Groundwater origin and recharge in the hyperarid Cordillera de la Costa, Atacama Desert, northern Chile.

Abstract

The Cordillera de la Costa is located along the coastline of northern Chile, in the hyperarid Atacama Desert area. Chemical and isotopic analyses of several small coastal springs and groundwater reservoirs between 22.5°S and 25.5°S allow understanding groundwater origin, renewal time and the probable timing of recharge. The aquifers are mostly in old volcanic rocks and alluvial deposits in small intra-mountain basins. All spring waters are brackish, of the sodium chloride type due to intensive concentration of precipitation due aridity and for deep groundwater to additional water-rock interaction in slowly renewed groundwater and mixing with deep seated brines.

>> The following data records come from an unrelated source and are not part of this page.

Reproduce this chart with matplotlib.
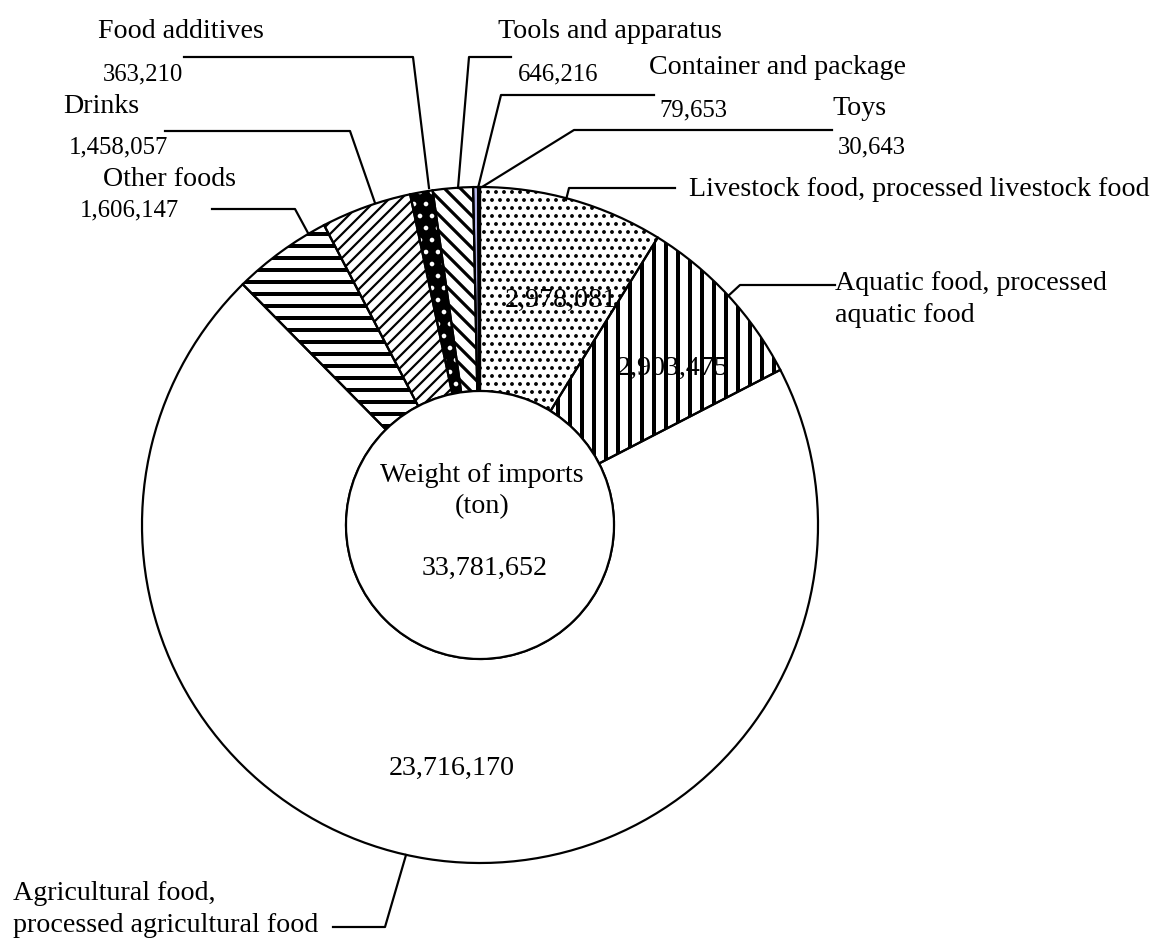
import numpy as np
import matplotlib
matplotlib.use('Agg')
import matplotlib.pyplot as plt
from matplotlib.patches import Circle

plt.rcParams['font.family'] = ['Liberation Serif', 'DejaVu Serif']

# Data: weight of imports (ton), clockwise from the top
categorias = ['Livestock food, processed livestock food',
              'Aquatic food, processed\naquatic food',
              'Agricultural food,\nprocessed agricultural food',
              'Other foods', 'Drinks', 'Food additives',
              'Tools and apparatus', 'Container and package', 'Toys']
pesos = [2978081, 2903475, 23716170, 1606147, 1458057, 363210, 646216, 79653, 30643]
total = 33781652

# fill styles per slice
caras = ['white', 'white', 'white', 'white', 'white', 'black', 'white', '#b4b4ea', '#b4b4ea']
tramas = ['...', '||', '', '--', '////', '..', '\\\\\\', '', '']
cor_trama = ['black', 'black', 'black', 'black', 'black', 'white', 'black', 'black', 'black']
lw_trama = [1.1, 2.0, 1.0, 2.0, 1.1, 1.1, 1.6, 1.0, 1.0]

W, H = 1154, 941


def Y(y):
    # pixel row (from top) -> data y
    return H - y


fig = plt.figure(figsize=(W / 144, H / 144), dpi=144)
ax = fig.add_axes([0, 0, 1, 1])

cx, cy, R, r_in = 480, Y(525), 338, 134

wedges, _ = ax.pie(pesos, startangle=90, counterclock=False, radius=R, center=(cx, cy),
                   wedgeprops=dict(width=R - r_in, linewidth=0))
for w, fc, h, hc, hlw in zip(wedges, caras, tramas, cor_trama, lw_trama):
    w.set_facecolor(fc)
    w.set_edgecolor(hc)
    w.set_linewidth(0)
    if h:
        w.set_hatch(h)
        if hasattr(w, 'set_hatch_linewidth'):
            w.set_hatch_linewidth(hlw)

# black outlines
ax.pie(pesos, startangle=90, counterclock=False, radius=R, center=(cx, cy),
       wedgeprops=dict(width=R - r_in, fill=False, edgecolor='black', linewidth=1.1))

ax.add_patch(Circle((cx, cy), r_in, facecolor='white', edgecolor='black', linewidth=1.1, zorder=5))

# values inside the big slices
desvio = [(14, -9), (14, -9), (10, -3)]
for i in [0, 1, 2]:
    w = wedges[i]
    ang = np.deg2rad((w.theta1 + w.theta2) / 2)
    dx, dy = desvio[i]
    ax.text(cx + 0.72 * R * np.cos(ang) + dx, cy + 0.72 * R * np.sin(ang) + dy, f'{pesos[i]:,}',
            fontsize=14, ha='center', va='center', zorder=6)

# centre text
ax.text(cx + 2, Y(491), 'Weight of imports\n(ton)', fontsize=14, ha='center', va='center',
        linespacing=1.35, zorder=6)
ax.text(cx + 5, Y(568), f'{total:,}', fontsize=14, ha='center', va='center', zorder=6)

# outside labels: (index, name position, value position)
rotulos = [
    (5, (98, 19), (103, 63)),
    (6, (498, 19), (518, 63)),
    (7, (649, 55), (659, 99)),
    (4, (63, 94), (69, 136)),
    (8, (832, 96), (838, 136)),
    (3, (103, 167), (80, 199)),
]
for i, (nx, ny), (vx, vy) in rotulos:
    ax.text(nx, Y(ny), categorias[i], fontsize=14, ha='left', va='top')
    ax.text(vx, Y(vy), f'{pesos[i]:,}', fontsize=12.4, ha='left', va='top')

ax.text(689, Y(177), categorias[0], fontsize=14, ha='left', va='top')
ax.text(835, Y(271), categorias[1], fontsize=14, ha='left', va='top', linespacing=1.35)
ax.text(13, Y(938), categorias[2], fontsize=14, ha='left', va='bottom', linespacing=1.35)

# leader lines
linhas = [
    [(184, 57), (413, 57), (429, 188)],
    [(511, 57), (469, 57), (458, 188)],
    [(654, 95), (501, 95), (478, 188)],
    [(832, 130), (574, 130), (482, 187)],
    [(165, 131), (350, 131), (375, 203)],
    [(212, 209), (295, 209), (308, 233)],
    [(675, 188), (569, 188), (566, 200)],
    [(835, 285), (740, 285), (727, 297)],
    [(333, 927), (385, 927), (406, 855)],
]
for pts in linhas:
    xs = [p[0] for p in pts]
    ys = [Y(p[1]) for p in pts]
    ax.plot(xs, ys, color='black', linewidth=1.1)

ax.set_xlim(0, W)
ax.set_ylim(0, H)
ax.set_aspect('auto')
ax.axis('off')

fig.savefig('out.png', dpi=144, facecolor='white')
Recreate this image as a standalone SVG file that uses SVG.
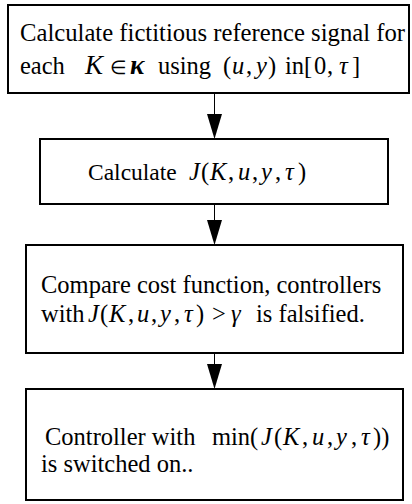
<svg xmlns="http://www.w3.org/2000/svg" width="412" height="504" viewBox="0 0 412 504">
<style>
.box{fill:#fff;stroke:#000;stroke-width:2}
.i{font-style:italic}
.c{stroke:#000;stroke-width:1;fill:none}
.h{fill:#000}
</style>
<rect width="412" height="504" fill="#fff"/>
<g id="connectors">
<line class="c" x1="214.5" y1="94" x2="214.5" y2="116"/>
<path class="h" d="M207,114 L222,114 L214.5,139 Z"/>
<line class="c" x1="214.5" y1="204" x2="214.5" y2="222"/>
<path class="h" d="M207,220 L222,220 L214.5,245 Z"/>
<line class="c" x1="214.5" y1="354" x2="214.5" y2="366"/>
<path class="h" d="M207,364 L222,364 L214.5,389 Z"/>
</g>
<g font-family="'Liberation Serif','Times New Roman',serif" font-size="24.5" fill="#000">
<g id="node1">
<rect class="box" x="8" y="5" width="401" height="88"/>
<text x="20" y="41" textLength="385" lengthAdjust="spacingAndGlyphs">Calculate fictitious reference signal for</text>
<text y="74"><tspan x="20">each</tspan><tspan x="85" class="i" font-size="27">K</tspan><tspan x="110" font-size="19">∈</tspan><tspan x="130" class="i" font-weight="bold" font-size="27">κ</tspan><tspan x="158">using</tspan><tspan x="223">(</tspan><tspan x="232" class="i">u</tspan><tspan x="246">,</tspan><tspan x="256" class="i">y</tspan><tspan x="268">)</tspan><tspan x="285">in</tspan><tspan x="304">[</tspan><tspan x="314">0</tspan><tspan x="327">,</tspan><tspan x="339" class="i">τ</tspan><tspan x="352">]</tspan></text>
</g>
<g id="node2">
<rect class="box" x="40" y="139" width="348" height="65"/>
<text y="180"><tspan x="88" font-size="23.5">Calculate</tspan><tspan x="189" class="i">J</tspan><tspan x="201">(</tspan><tspan x="210" class="i">K</tspan><tspan x="228">,</tspan><tspan x="238" class="i">u</tspan><tspan x="252">,</tspan><tspan x="261" class="i">y</tspan><tspan x="275">,</tspan><tspan x="285" class="i">τ</tspan><tspan x="298">)</tspan></text>
</g>
<g id="node3">
<rect class="box" x="26" y="245" width="377" height="108"/>
<text x="41" y="293">Compare cost function, controllers</text>
<text y="322"><tspan x="41">with</tspan><tspan x="88" class="i">J</tspan><tspan x="100">(</tspan><tspan x="109" class="i">K</tspan><tspan x="128">,</tspan><tspan x="137" class="i">u</tspan><tspan x="151">,</tspan><tspan x="160" class="i">y</tspan><tspan x="174">,</tspan><tspan x="184" class="i">τ</tspan><tspan x="196">)</tspan><tspan x="212">&gt;</tspan><tspan x="231" class="i">γ</tspan><tspan x="256">is falsified.</tspan></text>
</g>
<g id="node4">
<rect class="box" x="26" y="389" width="377" height="111"/>
<text y="445"><tspan x="45">Controller with</tspan><tspan x="212">min(</tspan><tspan x="261" class="i">J</tspan><tspan x="274">(</tspan><tspan x="283" class="i">K</tspan><tspan x="302">,</tspan><tspan x="312" class="i">u</tspan><tspan x="327">,</tspan><tspan x="336" class="i">y</tspan><tspan x="351">,</tspan><tspan x="361" class="i">τ</tspan><tspan x="373">))</tspan></text>
<text x="41" y="472">is  switched on..</text>
</g>
</g>
</svg>
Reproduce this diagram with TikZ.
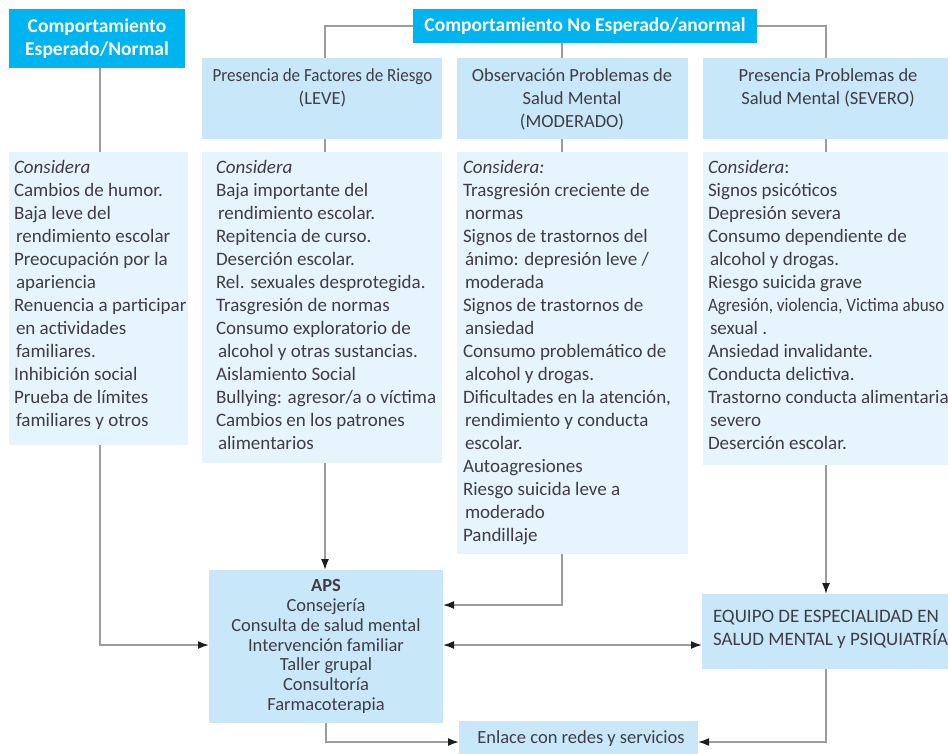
\documentclass[tikz,border=0pt]{standalone}
\usepackage{fontspec}
\setmainfont{Carlito}
\usetikzlibrary{arrows.meta,calc}
\definecolor{cyanH}{HTML}{00B4EF}
\definecolor{boxA}{HTML}{C8E8F9}
\definecolor{boxB}{HTML}{E6F5FD}
\definecolor{lineG}{HTML}{9C9C9C}
\definecolor{txt}{HTML}{403C46}
\definecolor{tipC}{HTML}{1E1E1E}
\newcommand\cind{\hspace*{2pt}}
\newcommand\fl{\rule{0pt}{15pt}}
\begin{document}
\begin{tikzpicture}[x=1pt,y=-1pt,
 every node/.style={inner sep=0pt,outer sep=0pt},
 hdr/.style={fill=cyanH,text=white,font=\fontsize{19.5}{23}\selectfont\bfseries,align=center,anchor=north west},
 boxa/.style={fill=boxA,anchor=north west},
 boxb/.style={fill=boxB,anchor=north west},
 ttl/.style={text=txt,font=\fontsize{18.5}{23}\selectfont,align=center,anchor=north},
 lst/.style={text=txt,font=\fontsize{19}{23}\selectfont,align=left,anchor=north west},
 conn/.style={draw=lineG,line width=1.6pt},
 arr/.style={conn,-{Latex[length=11pt,width=8pt,color=tipC]}},
 darr/.style={conn,{Latex[length=11pt,width=8pt,color=tipC]}-{Latex[length=11pt,width=8pt,color=tipC]}},
]
\useasboundingbox (0,0) rectangle (948,753);
% headers
\node[hdr,minimum width=176,minimum height=59] (hn) at (9,9) {Comportamiento\\Esperado/Normal};
\node[hdr,minimum width=344,minimum height=34] (ha) at (413,9) {Comportamiento No Esperado/anormal};
% second row
\node[boxa,minimum width=240,minimum height=81] (lv) at (202,58) {};
\node[boxa,minimum width=231,minimum height=81] (md) at (457,58) {};
\node[boxa,minimum width=245,minimum height=81] (sv) at (703,58) {};
\node[ttl] (lvt) at (322.5,66) {\fl\scalebox{0.92}[1]{Presencia de Factores de Riesgo}\\(LEVE)};
\node[ttl] (mdt) at (572,66) {\fl Observación Problemas de\\Salud Mental\\(MODERADO)};
\node[ttl] (svt) at (828,66) {\fl Presencia Problemas de\\Salud Mental (SEVERO)};
% lists
\node[boxb,minimum width=179,minimum height=293] (nl) at (9,152) {};
\node[boxb,minimum width=240,minimum height=311] (ll) at (202,152) {};
\node[boxb,minimum width=231,minimum height=402] (ml) at (457,152) {};
\node[boxb,minimum width=245,minimum height=313] (sl) at (703,152) {};
\node[lst] (nlt) at (14,158.5) {\fl\textit{Considera}\\Cambios de humor.\\Baja leve del\\\cind rendimiento escolar\\Preocupación por la\\\cind apariencia\\Renuencia a participar\\\cind en actividades\\\cind familiares.\\Inhibición social\\Prueba de límites\\\cind familiares y otros};
\node[lst] (llt) at (216,158.5) {\fl\textit{Considera}\\Baja importante del\\\cind rendimiento escolar.\\Repitencia de curso.\\Deserción escolar.\\Rel. sexuales desprotegida.\\Trasgresión de normas\\Consumo exploratorio de\\\cind alcohol y otras sustancias.\\Aislamiento Social\\Bullying: agresor/a o víctima\\Cambios en los patrones\\\cind alimentarios};
\node[lst] (mlt) at (463,158.5) {\fl\textit{Considera:}\\Trasgresión creciente de\\\cind normas\\Signos de trastornos del\\\cind ánimo: depresión leve /\\\cind moderada\\Signos de trastornos de\\\cind ansiedad\\Consumo problemático de\\\cind alcohol y drogas.\\Dificultades en la atención,\\\cind rendimiento y conducta\\\cind escolar.\\Autoagresiones\\Riesgo suicida leve a\\\cind moderado\\Pandillaje};
\node[lst] (slt) at (708,158.5) {\fl\textit{Considera}:\\Signos psicóticos\\Depresión severa\\Consumo dependiente de\\\cind alcohol y drogas.\\Riesgo suicida grave\\\scalebox{0.9}[1]{Agresión, violencia, Victima abuso}\\\cind sexual .\\Ansiedad invalidante.\\Conducta delictiva.\\Trastorno conducta alimentaria\\\cind severo\\Deserción escolar.};
% bottom
\node[boxa,minimum width=234,minimum height=153,align=center,text=txt,font=\fontsize{18.5}{19.8}\selectfont] (aps) at (209,570) {\textbf{APS}\\Consejería\\Consulta de salud mental\\Intervención familiar\\Taller grupal\\Consultoría\\Farmacoterapia};
\node[boxa,minimum width=246,minimum height=75] (eq) at (702,594) {};
\node[text=txt,font=\fontsize{19}{23}\selectfont,align=left,anchor=west] (eqt) at (713,629) {EQUIPO DE ESPECIALIDAD EN\\SALUD MENTAL y PSIQUIATRÍA};
\node[boxa,minimum width=239,minimum height=44] (en) at (459,721) {};
\node[text=txt,font=\fontsize{18.5}{23}\selectfont] (ent) at (581,739) {Enlace con redes y servicios};
% connectors
\draw[conn] ([xshift=3pt]hn.south) -- ([xshift=3pt]hn.south |- nl.north);
\draw[conn] (ha.west) -| ([xshift=123pt]lv.north west);
\draw[conn] (ha.east) -| ([xshift=123pt]sv.north west);
\draw[conn] ([xshift=105pt]md.north west |- ha.south) -- ([xshift=105pt]md.north west);
\draw[conn] ([xshift=123pt]lv.south west) -- ([xshift=123pt]ll.north west);
\draw[conn] ([xshift=105pt]md.south west) -- ([xshift=105pt]ml.north west);
\draw[conn] ([xshift=123pt]sv.south west) -- ([xshift=123pt]sl.north west);
\coordinate (a1) at ($(aps.north west)+(0,75)$);
\coordinate (a2) at ($(aps.north east)+(0,35)$);
\coordinate (a3) at ($(aps.north east)+(0,75)$);
\coordinate (e1) at ($(en.north west)+(0,21)$);
\coordinate (e2) at ($(en.north east)+(0,21)$);
\draw[arr] ([xshift=91pt]nl.south west) |- (a1);
\draw[arr] ([xshift=123pt]ll.south west) -- ([xshift=123pt]ll.south west |- aps.north);
\draw[arr] ([xshift=105pt]ml.south west) |- (a2);
\draw[darr] (a3) -- (a3 -| eq.west);
\draw[arr] ([xshift=123pt]sl.south west) -- ([xshift=123pt]sl.south west |- eq.north);
\draw[arr] ([xshift=117pt]aps.south west) |- (e1);
\draw[arr] ([xshift=124pt]eq.south west) |- (e2);
\end{tikzpicture}
\end{document}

The heavy δ18O and δ2H values in spring water are explained by recharge by the arrival of moist air masses from the Pacific Ocean and the originally lighter values in the deep wells can be associated to past recharge by air masses coming from the Atlantic Ocean. Current recharge is assumed almost nil but it was significant in past wetter-than-present periods, increasing groundwater reserves, which are not yet exhausted. To explain the observed chloride content and radiocarbon (14C) activity, a well-mixed (exponential) flow model has been considered for aquifer recharge. The average residence time of groundwater feeding the springs has been estimated between 1 and 2 hyr, up to 5 hyr and between 7 and 13 hyr for deep well water, assuming that current recharge is much less than during the previous wetter period. The recharge period feeding the coastal springs could have been produced 2 to 5 hyr BP, when the area was already inhabited, and recharge in the Michilla mine was produced during the 10 to 14.5 hyr BP CAPE (Central Andean Pluvial Event) pluvial events of the central Andes). Age uncertainty cannot be solved with only radiocarbon data. The approximate coincidence of turnover time with the past wet periods, as revealed by paleoclimate data, points to significant recharge during them.